Saturday, June 27, 2009

Wonderful cloudy Saturday

The sky is overcast and there is a nice breeze and rain in the forecast. And this time it looks like we will really get rain. Tom is outside working on the rain barrel. There were several small cracks in the bottom where the weight of the water pushing down on the very unlevel foundation (pieces of concrete broken up from the patio he started demolishing 10 years ago) he threw together cracked it. And when I told him I hoped he could get to the rain barrel this weekend, he didn't appear to understand that there was a problem with it. Even when I reminded him of the conversation he didn't seem to think I had mentioned it before.
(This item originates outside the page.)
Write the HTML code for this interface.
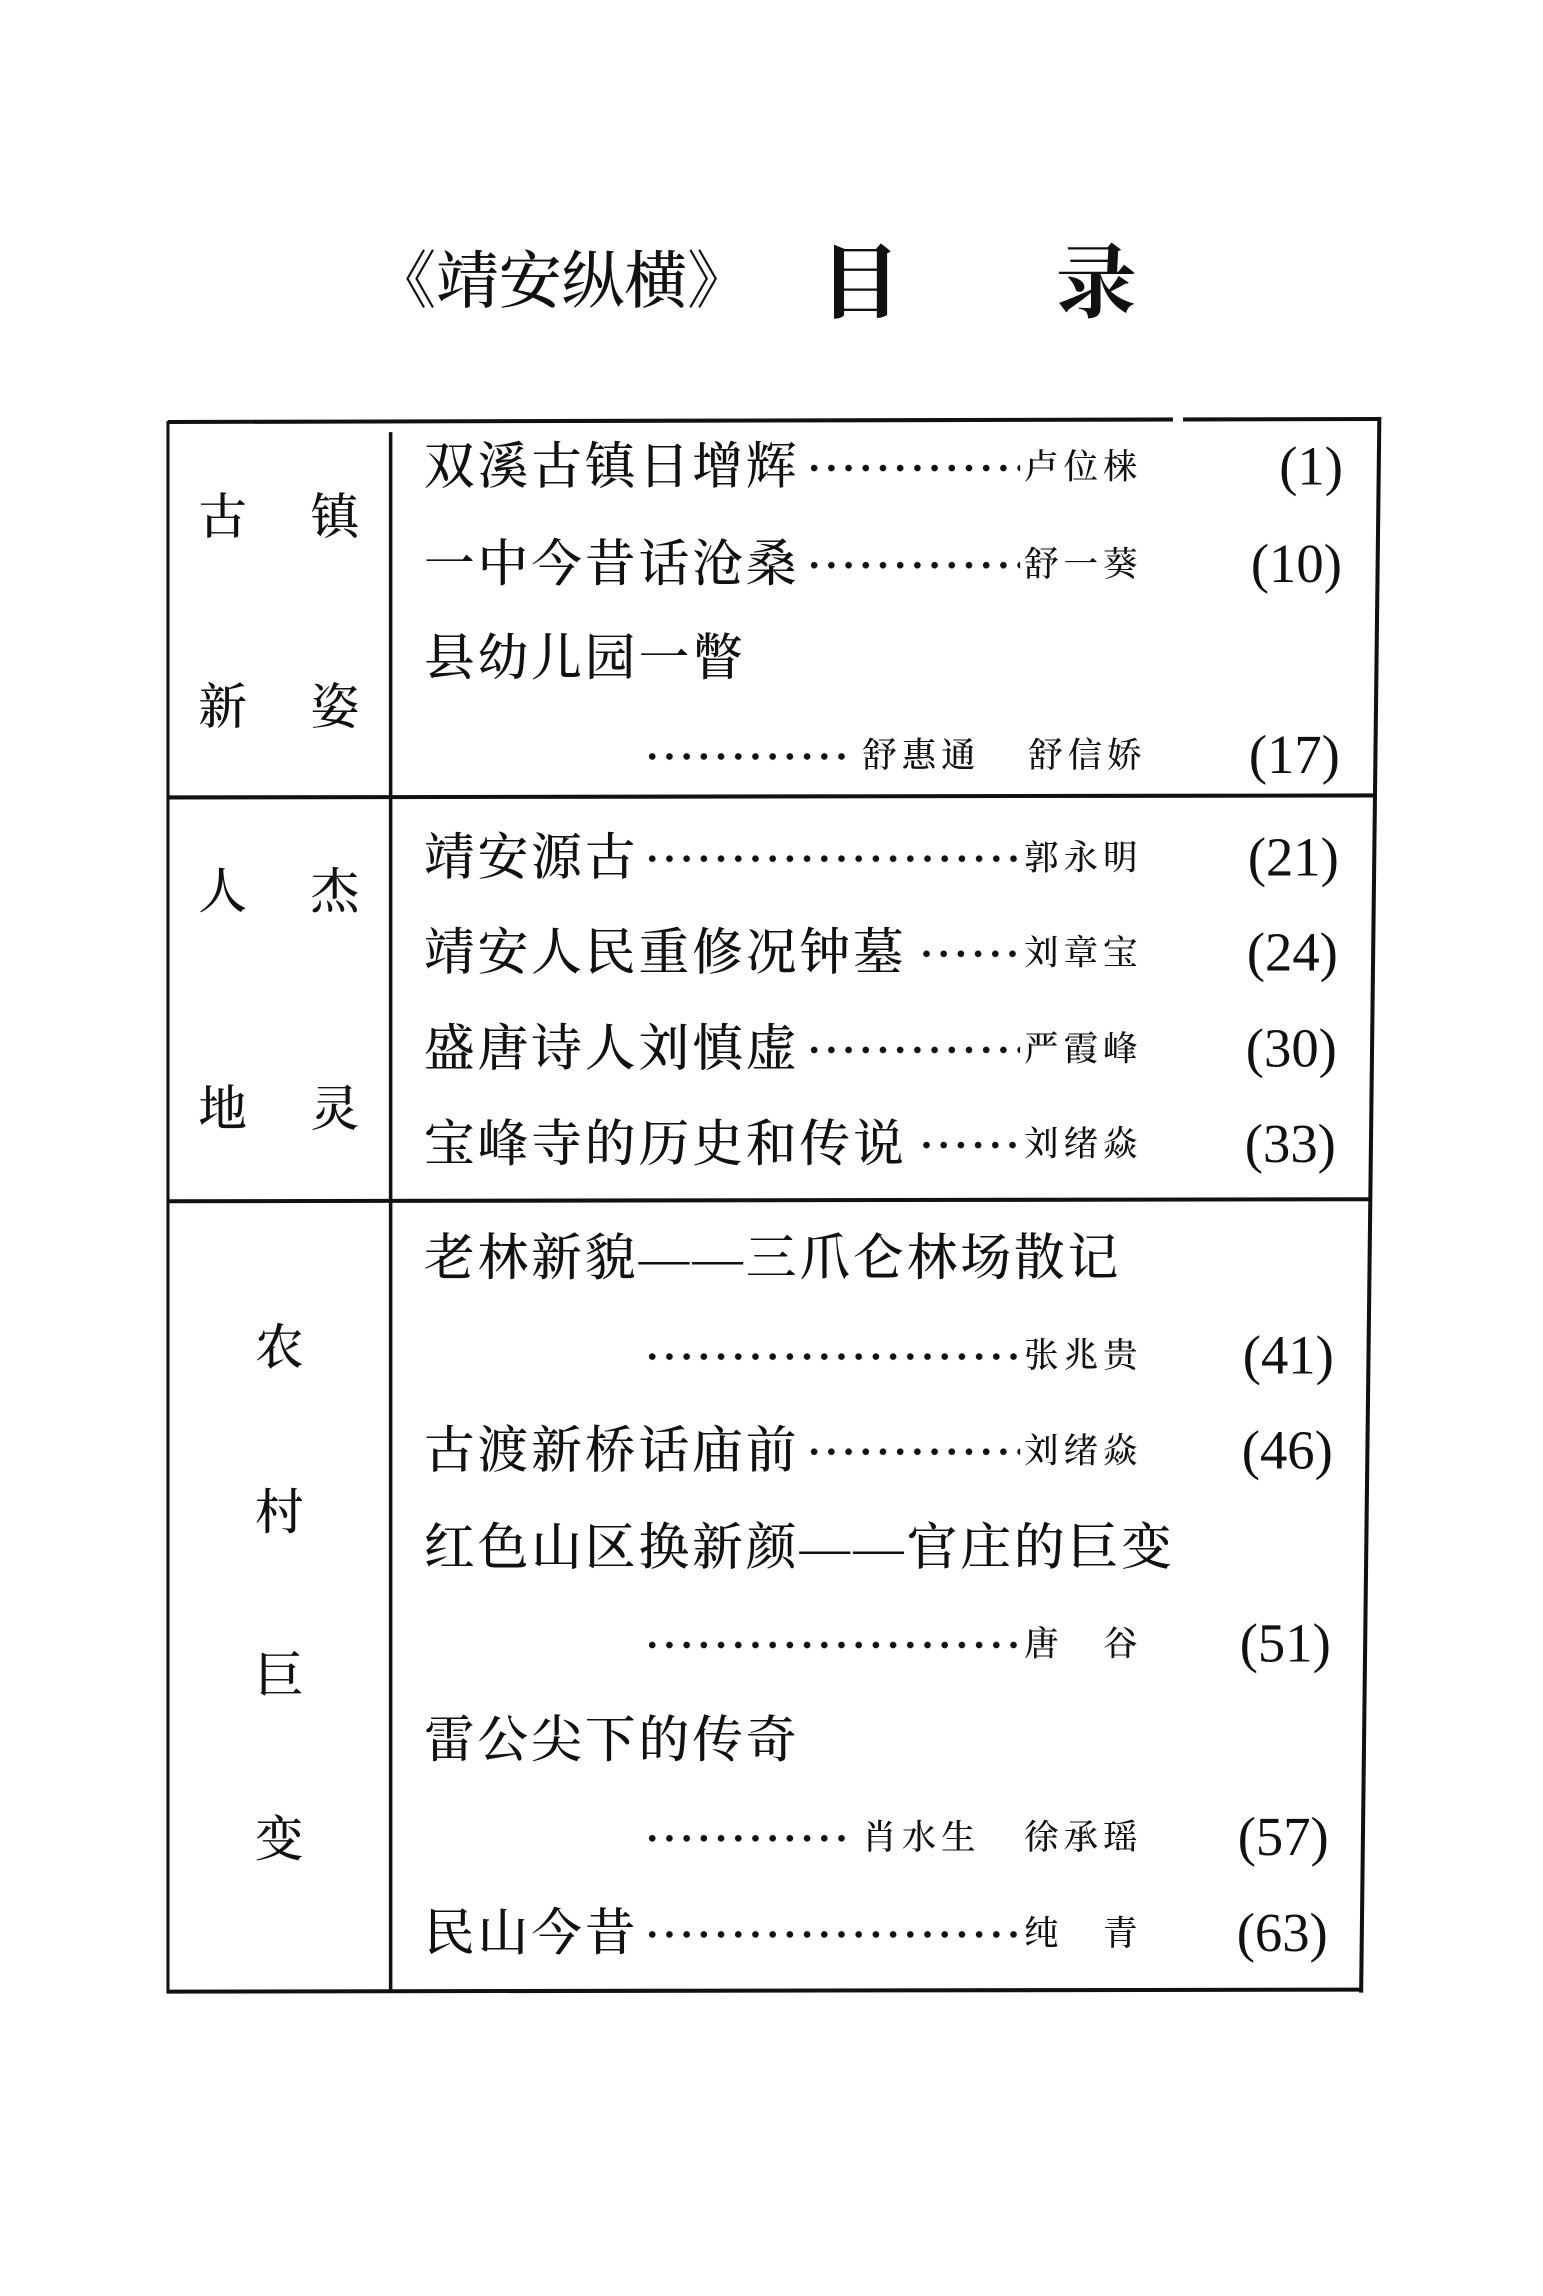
<!DOCTYPE html>
<html><head><meta charset="utf-8"><style>
html,body{margin:0;padding:0;background:#fff;}
body{width:1543px;height:2269px;position:relative;overflow:hidden;font-family:"Liberation Serif","Noto Serif CJK SC",serif;color:#111;}
#w{position:absolute;left:0;top:0;width:1543px;height:2269px;transform:scale(1.012);transform-origin:0 0;}
.a{position:absolute;white-space:nowrap;line-height:1;}
.t{font-size:50px;letter-spacing:3px;font-weight:500;}
.au{font-size:34px;letter-spacing:5px;font-weight:500;}
.pg{font-size:54px;font-family:"Liberation Serif",serif;}
.cat{font-size:48px;font-weight:500;}
.d{position:absolute;height:9px;background-image:radial-gradient(circle,#111 3px,transparent 3.5px);background-size:17px 9px;background-repeat:repeat-x;}
.ln{position:absolute;background:#111;}
</style></head><body><div id="w">
<div class="a" style="left:369px;top:248px;font-size:62px;font-weight:500;">《靖安纵横》</div>
<div class="a" style="left:810px;top:242px;font-size:80px;font-weight:bold;">目</div>
<div class="a" style="left:1043px;top:242px;font-size:80px;font-weight:bold;">录</div>

<svg style="position:absolute;left:0;top:0;" width="1543" height="2269">
<line x1="166" y1="417" x2="1364" y2="414" stroke="#111" stroke-width="4"/>
<line x1="166" y1="1968" x2="1346" y2="1966" stroke="#111" stroke-width="4"/>
<line x1="1363" y1="412" x2="1345" y2="1969" stroke="#111" stroke-width="4"/>
<line x1="166" y1="416" x2="166" y2="1970" stroke="#111" stroke-width="3"/>
<line x1="386" y1="427" x2="386" y2="1968" stroke="#111" stroke-width="3.5"/>
<line x1="166" y1="788" x2="1358" y2="786" stroke="#111" stroke-width="4"/>
<line x1="166" y1="1187" x2="1354" y2="1185" stroke="#111" stroke-width="4"/>
<rect x="1159" y="410" width="10" height="10" fill="#fff"/>
</svg>

<div class="a cat" style="left:196px;top:488px;">古</div>
<div class="a cat" style="left:307px;top:488px;">镇</div>
<div class="a cat" style="left:196px;top:676px;">新</div>
<div class="a cat" style="left:307px;top:676px;">姿</div>
<div class="a cat" style="left:196px;top:858px;">人</div>
<div class="a cat" style="left:307px;top:858px;">杰</div>
<div class="a cat" style="left:196px;top:1073px;">地</div>
<div class="a cat" style="left:307px;top:1073px;">灵</div>
<div class="a cat" style="left:252px;top:1309px;">农</div>
<div class="a cat" style="left:252px;top:1472px;">村</div>
<div class="a cat" style="left:252px;top:1633px;">巨</div>
<div class="a cat" style="left:252px;top:1795px;">变</div>

<div class="a t" style="left:419px;top:436px;">双溪古镇日增辉</div>
<div class="d" style="left:796px;top:458px;width:212px;"></div>
<div class="a au" style="left:1012px;top:446px;">卢位梾</div>
<div class="a pg" style="top:434px;right:216px;">(1)</div>

<div class="a t" style="left:419px;top:532px;">一中今昔话沧桑</div>
<div class="d" style="left:796px;top:554px;width:212px;"></div>
<div class="a au" style="left:1012px;top:542px;">舒一葵</div>
<div class="a pg" style="top:530px;right:217px;">(10)</div>

<div class="a t" style="left:419px;top:625px;">县幼儿园一瞥</div>

<div class="d" style="left:636px;top:743px;width:208px;"></div>
<div class="a au" style="left:852px;top:731px;">舒惠通</div>
<div class="a au" style="left:1016px;top:731px;">舒信娇</div>
<div class="a pg" style="top:719px;right:219px;">(17)</div>

<div class="a t" style="left:419px;top:822px;">靖安源古</div>
<div class="d" style="left:636px;top:844px;width:372px;"></div>
<div class="a au" style="left:1012px;top:832px;">郭永明</div>
<div class="a pg" style="top:820px;right:220px;">(21)</div>

<div class="a t" style="left:419px;top:916px;">靖安人民重修况钟墓</div>
<div class="d" style="left:907px;top:938px;width:101px;"></div>
<div class="a au" style="left:1012px;top:926px;">刘章宝</div>
<div class="a pg" style="top:914px;right:221px;">(24)</div>

<div class="a t" style="left:419px;top:1011px;">盛唐诗人刘慎虚</div>
<div class="d" style="left:796px;top:1033px;width:212px;"></div>
<div class="a au" style="left:1012px;top:1021px;">严霞峰</div>
<div class="a pg" style="top:1009px;right:222px;">(30)</div>

<div class="a t" style="left:419px;top:1105px;">宝峰寺的历史和传说</div>
<div class="d" style="left:907px;top:1127px;width:101px;"></div>
<div class="a au" style="left:1012px;top:1115px;">刘绪焱</div>
<div class="a pg" style="top:1103px;right:223px;">(33)</div>

<div class="a t" style="left:419px;top:1218px;">老林新貌——三爪仑林场散记</div>
<div class="d" style="left:636px;top:1336px;width:372px;"></div>
<div class="a au" style="left:1012px;top:1324px;">张兆贵</div>
<div class="a pg" style="top:1312px;right:225px;">(41)</div>

<div class="a t" style="left:419px;top:1408px;">古渡新桥话庙前</div>
<div class="d" style="left:796px;top:1430px;width:212px;"></div>
<div class="a au" style="left:1012px;top:1418px;">刘绪焱</div>
<div class="a pg" style="top:1406px;right:226px;">(46)</div>

<div class="a t" style="left:419px;top:1504px;">红色山区换新颜——官庄的巨变</div>
<div class="d" style="left:636px;top:1621px;width:372px;"></div>
<div class="a au" style="left:1012px;top:1609px;">唐　谷</div>
<div class="a pg" style="top:1597px;right:228px;">(51)</div>

<div class="a t" style="left:419px;top:1694px;">雷公尖下的传奇</div>
<div class="d" style="left:636px;top:1812px;width:208px;"></div>
<div class="a au" style="left:852px;top:1800px;">肖水生</div>
<div class="a au" style="left:1012px;top:1800px;">徐承瑶</div>
<div class="a pg" style="top:1788px;right:230px;">(57)</div>

<div class="a t" style="left:419px;top:1885px;">民山今昔</div>
<div class="d" style="left:636px;top:1907px;width:372px;"></div>
<div class="a au" style="left:1012px;top:1895px;">纯　青</div>
<div class="a pg" style="top:1883px;right:231px;">(63)</div>
</div></body></html>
After talking with my altar guild partner, though, it seems to be a common occurrence in husbands.

I got about 4 hours sleep last night. We were infested with mosquitoes again. Even Professor was whining and nipping at them. I killed at least 15 before I fell asleep at around 6 a.m. And I used mosquito spray. I think it was a magnet for them.

I met with my priest today informally. She just happened to be at the church and since no one else was there and she had the time, we talked a bit. I feel so much better spiritually, especially knowing that the things I've been thinking aren't an aberration or even blasphemy at all. In fact, she seems to think in similar ways, albeit without the pagan overtones. I feel so much better. It's like a huge weight has been lifted off my shoulders. I wasn't even listening to my own advice: that spirituality should be as natural as breathing. I was trying to use cpr on it when it wasn't dying. I feel comfortable with my path now and at home again in my church.

I just checked on Tom and the rain barrel is fixed, the platform level and solid in time for the rain promised for tonight. I will say in his favor that he is very good at innovation and if he fixes something it stays fixed. In fact, in some cases things he has fixed will outlast the sun.

I plan on doing much of nothing the rest of the day and evening. I started crocheting a purse last night and changed my mind a couple of times about how I want it to look. Considering I'm designing on the fly, that's not too bad. It's a work in progress.

I watched Hairspray again last night. It was another one of those shows that didn't grab me the first time but the second time I became a huge fan and watch it every other day (that's the way onDemand works, apparently.) Same with Mrs Pettigrew Lives for a Day, except I loved that one the first time I saw it.

Just a couple of weeks before Half-Blood Prince comes out. I will avoid the crowds and wait until later to go. And only for the matinee. I don't pay full price for a movie if I can help it and most times I can help it.

I've got Midsomer Murders to watch tonight and a documentary on Celtic history from the library. But I think I'm going to watch The Royal and Doc Martin instead of taping them because my tapes are so old that they don't tape well. It speeds up in spots and fuzzes over. I thought about buying new ones but I'm not sure they even sell them anymore. I'm recycling some of my old tapes and I can get a few uses out of them before they go all gafuzzle so I'm going to do that for a while. Plus, it helps free up the space the tapes were using.

Tom is off to play poker with his brother and friends tonight and then up north tomorrow morning. Zach has to work more hours this week but only a couple of hours a day so I've got to drive him four times next week plus I've got to go to Fond du Lac for the rheumatologist. I'm thinking of going back on my arthritis meds. It's not so much because of the pain but for the flexibility I don't seem to have anymore. I really have a high pain tolerance due, no doubt, to many years of practicing by having constant pain without relief.

I hope everyone has a pleasant weekend. Mine is feeling great so far in spite of lack of sleep. Some of the books I've been reading have really made me do a lot of thinking about my circumstances and the attitude I've been taking about them. It really is what I make of it. If I continue to view my life as being in prison, I'll never feel free. I just need to take charge of my own happiness from now on.